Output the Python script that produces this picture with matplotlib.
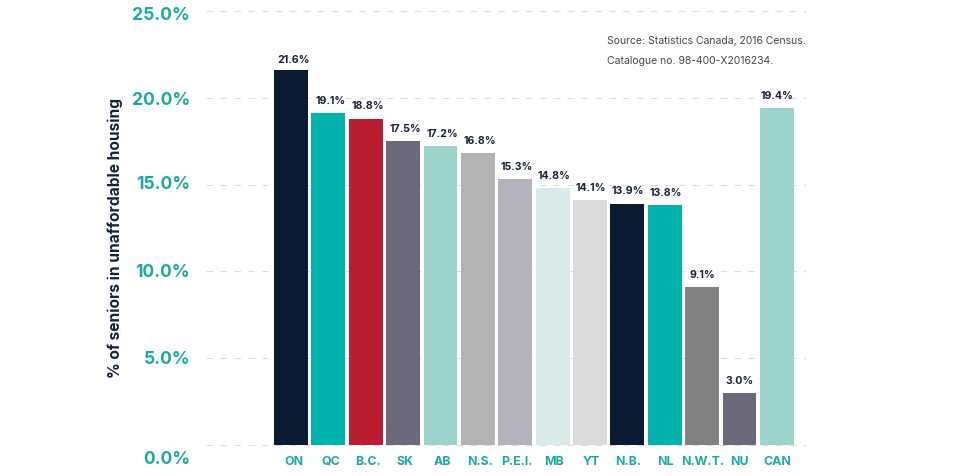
import matplotlib
matplotlib.use("Agg")
import matplotlib.pyplot as plt
from matplotlib.transforms import ScaledTranslation
import numpy as np

# Data
regions = ["ON", "QC", "B.C.", "SK", "AB", "N.S.", "P.E.I.", "MB", "YT", "N.B.", "NL", "N.W.T.", "NU", "CAN"]
values = [21.6, 19.1, 18.8, 17.5, 17.2, 16.8, 15.3, 14.8, 14.1, 13.9, 13.8, 9.1, 3.0, 19.4]
bar_colors = ["#0b1a33", "#00b3ad", "#bb1e2f", "#6a6a7a", "#9dd3cd", "#b3b3b3", "#b4b3bd",
              "#d8ebe8", "#dcdbdc", "#0b1a33", "#00b3ad", "#808183", "#6a6a7a", "#9dd3cd"]
y_ticks = [0, 5, 10, 15, 20, 25]

TEAL = "#1aaa9f"
NAVY = "#17223a"

plt.rcParams["font.family"] = ["Inter", "DejaVu Sans"]

W, H = 960, 476
fig = plt.figure(figsize=(W / 100, H / 100), dpi=100)
ax = fig.add_axes([206 / W, 1 - 445 / H, 600 / W, 434 / H])

x = np.arange(len(regions))
ax.bar(x, values, width=0.905, color=bar_colors, zorder=2)

# the labels sit on a slightly tighter pitch than the bars
label_x = x + (3 - 0.23 * x) / 37.38

for i, (lx, v) in enumerate(zip(label_x, values)):
    # the first label sits closer to its bar than the others
    gap = 3.6 if i == 0 else 5.2
    ax.annotate(f"{v:.1f}%", (lx, v), xytext=(0, gap), textcoords="offset points",
                ha="center", va="bottom", fontsize=7.6, fontweight="bold", color=NAVY, zorder=3)

ax.set_xlim(-2.274, 13.78)
ax.set_ylim(0, 25)
ax.set_yticks(y_ticks)
ax.set_yticklabels([f"{t:.1f}%" for t in y_ticks], fontsize=12.6, fontweight="bold", color=TEAL)
ax.tick_params(axis="y", length=0, pad=11.5)

# y labels are not evenly placed in the original, 0.0% drops well below its line
nudge_px = [13, -1, -1, -2, 1, 2]
for label, n in zip(ax.get_yticklabels(), nudge_px):
    label.set_transform(label.get_transform() + ScaledTranslation(0, -n / 100, fig.dpi_scale_trans))

ax.set_xticks(label_x)
ax.set_xticklabels(regions, fontsize=8.9, fontweight="bold", color=TEAL)
ax.tick_params(axis="x", length=0, pad=7.7)

ax.grid(axis="x", visible=False)
ax.grid(axis="y", color="#dddddd", linewidth=0.8, linestyle=(0, (6, 6.5)), zorder=1, clip_on=False)
ax.set_axisbelow(True)
for spine in ax.spines.values():
    spine.set_visible(False)

fig.text(115.5 / W, 1 - 237.5 / H, "% of seniors in unaffordable housing", rotation=90,
         ha="center", va="center", fontsize=11.2, fontweight="bold", color=NAVY)

fig.text(607 / W, 1 - 40.5 / H, "Source: Statistics Canada, 2016 Census.",
         ha="left", va="center", fontsize=7.5, color="#45464c")
fig.text(607 / W, 1 - 60.5 / H, "Catalogue no. 98-400-X2016234.",
         ha="left", va="center", fontsize=7.5, color="#45464c")

fig.savefig("out.png", dpi=100)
----------
◆ **What to do**: Count the lines above that contain the word "matplotlib", and reply with only that number.

◆ **Task output**: 5